My son and I are going to camp at sea rim state parks March 18th thru 20th. We are wanting to do some surf or shore fishing while we are there. Preferably we are wanting to fish for specks and flounder. Any suggestions would be greatly appreciated as we have never saltwater fished before. Thanks.


----------



## the toninator (Jan 19, 2016)

It was late when you posted so hopefully someone will help out. There are Redfish over there, use cut mullet. Also if you get a chance stop by Seapony Bait and Tackle in Winnie and ask Rick what the best setup is and he'll hoook you up.


----------



## Mike brewer (Mar 8, 2017)

Thanks so much.

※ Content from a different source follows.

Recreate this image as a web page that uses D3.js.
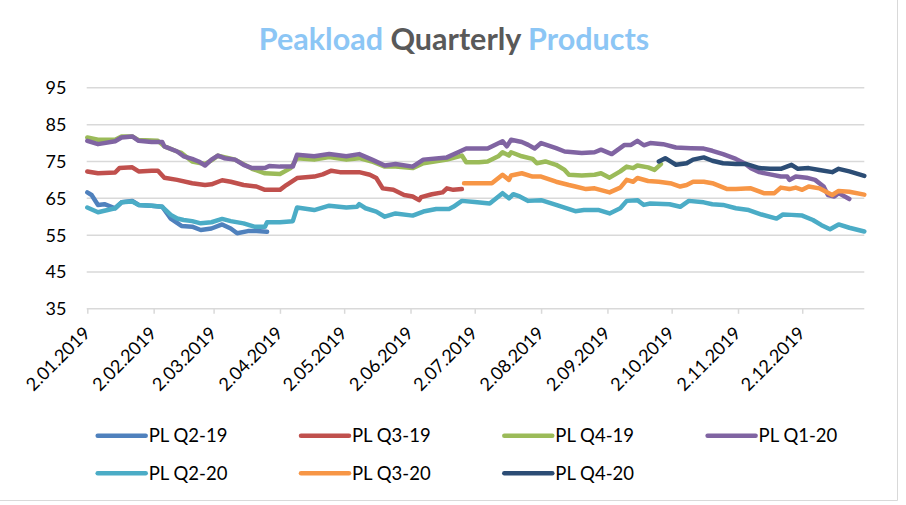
<!DOCTYPE html>
<html>
<head>
<meta charset="utf-8">
<script src="https://cdn.jsdelivr.net/npm/d3@7/dist/d3.min.js"></script>
<style>
  html, body { margin: 0; padding: 0; background: #ffffff; }
  svg { display: block; }
  text { font-family: Lato, "Noto Sans", sans-serif; }
</style>
</head>
<body>
<svg id="chart" width="906" height="505"></svg>
<script>
// ---------------- DATA ----------------
const titleParts = [
  { text: "Peakload ", color: "#8CC6F5" },
  { text: "Quarterly ", color: "#595959" },
  { text: "Products", color: "#8CC6F5" }
];
const yTicks = [35, 45, 55, 65, 75, 85, 95];
const xTickDates = ["2019-01-02","2019-02-02","2019-03-02","2019-04-02","2019-05-02","2019-06-02",
                    "2019-07-02","2019-08-02","2019-09-02","2019-10-02","2019-11-02","2019-12-02"];
const xDomain = ["2019-01-02", "2019-12-31"];

const seriesNames = ["PL Q2-19","PL Q3-19","PL Q4-19","PL Q1-20","PL Q2-20","PL Q3-20","PL Q4-20"];

const plQ2_19 = [["01-02",66.6],["01-04",65.9],["01-07",63.2],["01-10",63.4],["01-15",62.3],["01-18",63.9],
  ["01-23",64.3],["01-26",63.2],["02-01",63.0],["02-06",62.7],["02-10",59.5],["02-15",57.5],["02-20",57.3],
  ["02-24",56.4],["03-01",56.8],["03-06",57.9],["03-10",56.8],["03-13",55.5],["03-18",56.1],["03-22",56.1],
  ["03-27",55.9]];

const plQ3_19 = [["01-02",72.3],["01-07",71.8],["01-15",72.0],["01-17",73.2],["01-23",73.4],["01-26",72.3],
  ["02-01",72.5],["02-04",72.5],["02-07",70.6],["02-13",70.0],["02-20",69.1],["02-26",68.6],["03-01",68.8],
  ["03-06",69.9],["03-10",69.5],["03-16",68.6],["03-22",68.2],["03-26",67.3],["04-02",67.3],["04-05",68.6],
  ["04-10",70.5],["04-18",70.9],["04-22",71.5],["04-26",72.5],["04-30",72.1],["05-09",72.1],["05-14",71.4],
  ["05-17",70.5],["05-20",67.7],["05-25",67.3],["05-30",65.9],["06-03",65.5],["06-06",64.5],["06-07",65.3],
  ["06-12",66.1],["06-17",66.6],["06-19",67.7],["06-22",67.3],["06-26",67.5]];

const plQ4_19 = [["01-02",81.5],["01-07",80.9],["01-15",80.9],["01-18",81.8],["01-23",81.8],["01-26",80.8],
  ["02-04",80.6],["02-07",79.1],["02-13",77.7],["02-15",77.3],["02-20",75.0],["02-26",74.3],["03-01",75.3],
  ["03-04",76.6],["03-12",75.5],["03-20",73.0],["03-26",71.8],["04-02",71.6],["04-07",73.2],["04-10",75.9],
  ["04-18",75.5],["04-25",76.2],["05-03",75.5],["05-09",75.9],["05-15",75.0],["05-21",73.6],["05-26",73.6],
  ["06-03",73.2],["06-08",74.5],["06-19",75.5],["06-26",76.6],["06-28",74.8],["07-04",74.8],["07-08",75.0],
  ["07-13",76.4],["07-15",77.5],["07-18",76.6],["07-19",77.5],["07-24",76.4],["07-29",75.7],["07-31",74.5],
  ["08-04",75.0],["08-09",74.1],["08-13",72.7],["08-15",71.4],["08-21",71.2],["08-27",71.4],["08-30",71.8],
  ["09-03",70.6],["09-08",72.3],["09-11",73.6],["09-14",73.2],["09-16",73.9],["09-21",73.4],["09-24",72.7],
  ["09-27",74.3]];

const plQ1_20 = [["01-02",80.6],["01-07",79.7],["01-15",80.5],["01-18",81.5],["01-23",81.8],["01-26",80.6],
  ["02-01",80.3],["02-06",80.3],["02-07",79.1],["02-13",77.7],["02-16",76.4],["02-20",75.7],["02-23",75.0],
  ["02-26",73.9],["03-01",75.5],["03-04",76.6],["03-07",75.9],["03-12",75.5],["03-16",74.1],["03-20",73.2],
  ["03-26",73.2],["03-28",73.8],["04-02",73.6],["04-08",73.6],["04-10",76.8],["04-18",76.4],["04-25",77.0],
  ["05-03",76.4],["05-09",77.0],["05-15",75.5],["05-21",73.9],["05-26",74.3],["06-03",73.6],["06-08",75.5],
  ["06-19",76.1],["06-25",77.7],["06-28",78.5],["07-08",78.5],["07-15",80.5],["07-17",79.1],["07-19",80.9],
  ["07-24",80.3],["07-27",79.5],["07-30",78.5],["08-02",80.0],["08-09",78.6],["08-13",77.7],["08-21",77.3],
  ["08-27",77.5],["08-30",78.2],["09-04",77.0],["09-10",79.5],["09-13",79.5],["09-16",80.6],["09-19",79.4],
  ["09-22",80.0],["09-28",79.7],["10-04",78.8],["10-11",78.6],["10-17",78.5],["10-21",77.9],["10-26",77.0],
  ["11-01",75.7],["11-05",74.5],["11-08",73.2],["11-12",72.1],["11-17",71.5],["11-22",70.9],["11-25",70.9],
  ["11-26",70.0],["11-29",70.9],["12-04",70.6],["12-08",70.0],["12-12",68.2],["12-14",65.9],["12-17",65.5],
  ["12-19",66.4],["12-24",64.8]];

const plQ2_20 = [["01-02",62.5],["01-07",61.2],["01-15",62.3],["01-18",63.9],["01-23",64.1],["01-26",63.2],
  ["02-01",63.0],["02-06",62.7],["02-10",60.5],["02-13",59.5],["02-16",59.1],["02-20",58.8],["02-24",58.2],
  ["03-01",58.5],["03-06",59.4],["03-10",58.8],["03-16",58.2],["03-21",57.3],["03-26",57.3],["03-27",58.5],
  ["04-02",58.5],["04-08",58.8],["04-10",62.5],["04-18",61.8],["04-25",63.0],["05-03",62.5],["05-08",62.7],
  ["05-09",63.4],["05-12",62.3],["05-17",61.4],["05-21",60.0],["05-26",60.9],["06-03",60.3],["06-08",61.4],
  ["06-14",62.1],["06-20",62.1],["06-22",62.7],["06-26",64.3],["07-02",64.0],["07-09",63.6],["07-15",66.4],
  ["07-18",65.0],["07-20",66.1],["07-23",65.5],["07-27",64.3],["08-02",64.5],["08-09",63.2],["08-18",61.5],
  ["08-22",61.8],["08-29",61.8],["09-03",60.9],["09-08",62.3],["09-11",64.3],["09-16",64.5],["09-19",63.2],
  ["09-22",63.6],["10-01",63.4],["10-06",62.7],["10-10",64.3],["10-17",63.9],["10-21",63.4],["10-26",63.2],
  ["11-01",62.3],["11-07",61.8],["11-13",60.6],["11-20",59.5],["11-23",60.6],["11-27",60.5],["12-02",60.3],
  ["12-07",59.1],["12-11",57.7],["12-15",56.6],["12-19",57.9],["12-24",57.0],["12-31",56.0]];

const plQ3_20 = [["06-27",69.1],["07-04",69.1],["07-10",69.1],["07-15",71.4],["07-18",70.0],["07-19",71.2],
  ["07-24",71.8],["07-29",70.9],["08-02",70.9],["08-09",69.5],["08-15",68.6],["08-18",68.2],["08-23",67.5],
  ["08-27",67.7],["09-03",66.6],["09-08",67.9],["09-11",70.0],["09-14",69.5],["09-16",70.5],["09-21",69.7],
  ["09-26",69.5],["10-02",69.0],["10-06",68.2],["10-09",68.6],["10-12",69.5],["10-17",69.5],["10-21",69.1],
  ["10-28",67.5],["11-01",67.5],["11-08",67.7],["11-14",66.4],["11-19",66.4],["11-22",67.9],["11-26",67.5],
  ["11-29",67.9],["12-02",67.3],["12-05",68.2],["12-10",67.7],["12-16",65.9],["12-19",67.0],["12-24",66.8],
  ["12-31",66.0]];

const plQ4_20 = [["09-26",75.0],["09-29",75.9],["10-02",74.8],["10-04",74.1],["10-09",74.5],["10-12",75.5],
  ["10-17",76.1],["10-21",75.2],["10-26",74.5],["11-01",74.3],["11-06",74.3],["11-12",73.2],["11-17",73.0],
  ["11-22",73.0],["11-27",74.1],["11-30",73.0],["12-05",73.2],["12-10",72.7],["12-16",72.1],["12-19",73.0],
  ["12-24",72.3],["12-31",71.1]];

// ---------------- STYLE ----------------
const seriesColors = ["#4F81BD","#C0504D","#9BBB59","#8064A2","#4BACC6","#F79646","#2C4D75"];
const seriesData = [plQ2_19, plQ3_19, plQ4_19, plQ1_20, plQ2_20, plQ3_20, plQ4_20];

const W = 906, H = 505;
const plot = { left: 87.3, right: 864.3, top: 87.8, bottom: 308.8 };

const svg = d3.select("#chart");
const parseDate = d3.timeParse("%Y-%m-%d");

const x = d3.scaleTime()
  .domain(xDomain.map(parseDate))
  .range([plot.left, plot.right]);
const y = d3.scaleLinear()
  .domain([35, 95])
  .range([plot.bottom, plot.top]);

// border (right & bottom)
svg.append("line").attr("x1", 897.5).attr("x2", 897.5).attr("y1", 0).attr("y2", 500.5)
  .attr("stroke", "#D9D9D9").attr("stroke-width", 1);
svg.append("line").attr("x1", 0).attr("x2", 897.5).attr("y1", 500.5).attr("y2", 500.5)
  .attr("stroke", "#D9D9D9").attr("stroke-width", 1);

// title
const title = svg.append("text")
  .attr("x", 454).attr("y", 50)
  .attr("text-anchor", "middle")
  .style("font-size", "30.5px").style("font-weight", "700");
titleParts.forEach(p => title.append("tspan").attr("fill", p.color).text(p.text));

// gridlines
svg.append("g").selectAll("line")
  .data(yTicks.filter(t => t !== 35))
  .join("line")
  .attr("x1", plot.left - 0.6).attr("x2", plot.right)
  .attr("y1", d => y(d)).attr("y2", d => y(d))
  .attr("stroke", "#D9D9D9").attr("stroke-width", 1.5);

// y labels
svg.append("g").selectAll("text")
  .data(yTicks)
  .join("text")
  .attr("x", 66.5).attr("y", d => y(d))
  .attr("dy", "0.36em")
  .attr("text-anchor", "end")
  .attr("fill", "#000")
  .style("font-size", "18px")
  .text(d => d);

// x axis
const xAxis = d3.axisBottom(x)
  .tickValues(xTickDates.map(parseDate))
  .tickSize(5)
  .tickSizeOuter(0)
  .tickFormat(d3.timeFormat("%-d.%m.%Y"));
const gx = svg.append("g")
  .attr("transform", `translate(0,${plot.bottom})`)
  .call(xAxis);
gx.select(".domain").attr("stroke", "#D9D9D9").attr("stroke-width", 1.5)
  .attr("d", `M${plot.left - 0.6},0H${plot.right}`);
gx.selectAll(".tick line").attr("stroke", "#D9D9D9").attr("stroke-width", 1.5);
gx.selectAll(".tick text")
  .attr("fill", "#000")
  .style("font-size", "18px")
  .style("font-family", "Lato, 'Noto Sans', sans-serif")
  .attr("text-anchor", "end")
  .attr("y", 0).attr("dy", "0.35em")
  .attr("transform", "translate(-1,21) rotate(-45)");

// lines
const line = d3.line()
  .x(d => x(parseDate("2019-" + d[0])))
  .y(d => y(d[1]));

svg.append("g").selectAll("path")
  .data(seriesData)
  .join("path")
  .attr("d", d => line(d))
  .attr("fill", "none")
  .attr("stroke", (d, i) => seriesColors[i])
  .attr("stroke-width", 4.5)
  .attr("stroke-linejoin", "round")
  .attr("stroke-linecap", "round");

// legend
const legend = svg.append("g");
const legItems = legend.selectAll("g")
  .data(seriesNames)
  .join("g")
  .attr("transform", (d, i) => `translate(${97.7 + (i % 4) * 203.3},${i < 4 ? 435.7 : 473.3})`);
legItems.append("line")
  .attr("x1", 0).attr("x2", 48)
  .attr("y1", 0).attr("y2", 0)
  .attr("stroke", (d, i) => seriesColors[i])
  .attr("stroke-width", 4.5)
  .attr("stroke-linecap", "round");
legItems.append("text")
  .attr("x", 51).attr("y", 0).attr("dy", "0.36em")
  .attr("fill", "#000")
  .style("font-size", "18.5px")
  .text(d => d);
</script>
</body>
</html>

We are really pumped about coming down to do some saltwater fishing.


----------



## the toninator (Jan 19, 2016)

Sea Rim is a nice quite state park. Don't forget to check out Sabine Pass Battle Ground. 
Good luck and enjoy.


----------



## Ripin' Lips (Jul 3, 2012)

First off, Welcome! Second, skip going to Winnie unless you are coming from Houston. Winnie is way out of the way to get to Sea Rim. You wont be catching any flounder in the surf. If you want flounder check out the Keith Lake fish pass. You'll pass it on your way to sea rim. Also, there is another spot further past the 4way in Sabine Pass that is know for flounders but you will most likely need 4 wheel drive to access that spot.


----------



## monkeyman1 (Dec 30, 2007)

Get your son and yourself some wading shoes/boots. I've encountered a shell bottom in the surf there in the past. The elevated trails are pretty neat and the attendants very friendly. Bring mosquito spray. As was mentioned, don't go thru Winnie if coming from Arkansas. I suggest an app called Waze.


----------



## OlRob65 (Jul 5, 2014)

Welcome to the madness! Arkansas is a long way to go to find out you need to move to the coast. I'm just teasing ya.
Don't be shy about asking the park rangers/attendants questions. I've never been tot that particular park, but in my experience at other parks, they are very knowledgeable and willing to share. 
Good luck


----------



## Mike brewer (Mar 8, 2017)

Thanks for everyone's help. This info. will help us a great deal in pointing us in a good direction to have a great weekend with my son.


----------



## the toninator (Jan 19, 2016)

Pretty nice weather this weekend, let us know how it went when you get in.


----------